Was it minority report or the matrix that showed humans storing data on glass?
Either way, this is pretty cool.
Star Trek also has this.
I think the blade runner sequel had something like this too.
in The Expanse their ships are somehow powered/controlled by a shelf of things that look like this
I think you’re thinking of Star Wars. Like episode 2 or something.
In 2001, HAL is disconnected through glass like components.
I don’t remember this anywhere in the matrix
It seems like it would make for a great replacement for Tape Backups that are currently used for long term storage. They are easy to write to but hard to read from and restore. It’ll probably be a great technology to put backups on especially if it lasts as long as they say. The challenge will probably come in with the specialized reading and writing laser / microscopes being expensive.
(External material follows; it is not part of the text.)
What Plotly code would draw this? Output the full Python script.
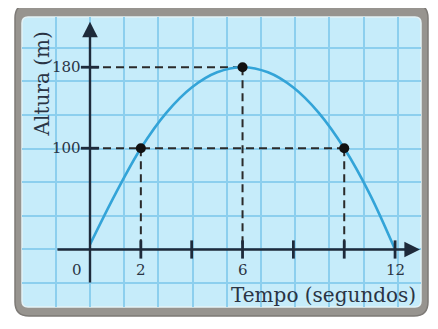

According to the article, they’re using their AI cloud service to decode the data, so it’s also likely so computationally expensive to decode that it won’t be practical. Seems more like a gimmick to woo investors that won’t actually ever see real world use, at least not any time soon. I suppose you could make the argument that you can back up data on it now, and hope reading it becomes more practical later, but then it’s more of a supplement to tape backup, rather than a replacement.
using their AI cloud service to decode the data
The hell does that even mean? Is it a model that convinces people it’s decrypting data while taking guesses based on the training set?
There is certainly an element of this being PR for Microsoft. But it is worth considering that a huge amount of computing is done in large data centers.
I think this fact could easily jump-start the use of a technology such as this. If it starts out where every large to mid-sized data center has a reader and writer shared among their thousands of customers it certainly would make it more viable.
I would guess the AI service is MS’s way of trying to make sure they control the technology. Hopefully, it eventually can get replaced by a local AI model rather than MS’s proprietary AI.
I remember when they told us a CD would last for hundreds of years LOL
Is this what Hal 9000’s memories were stored on?
So… all the from Star Gate glass stuff might be quite accurate?
Don’t forget Isolinear Chips.
Aren’t isolinear chips rewritable though
They were, but odds are a future generation of glass storage will be too. CDs started off as a hard WORM ROM, but eventually a rewriting process was developed. I just checked, CDs are from 1982, and CD-RW were introduced in 1997, so I would likely expect about the same turnaround of ~15 years from when these are released to the public.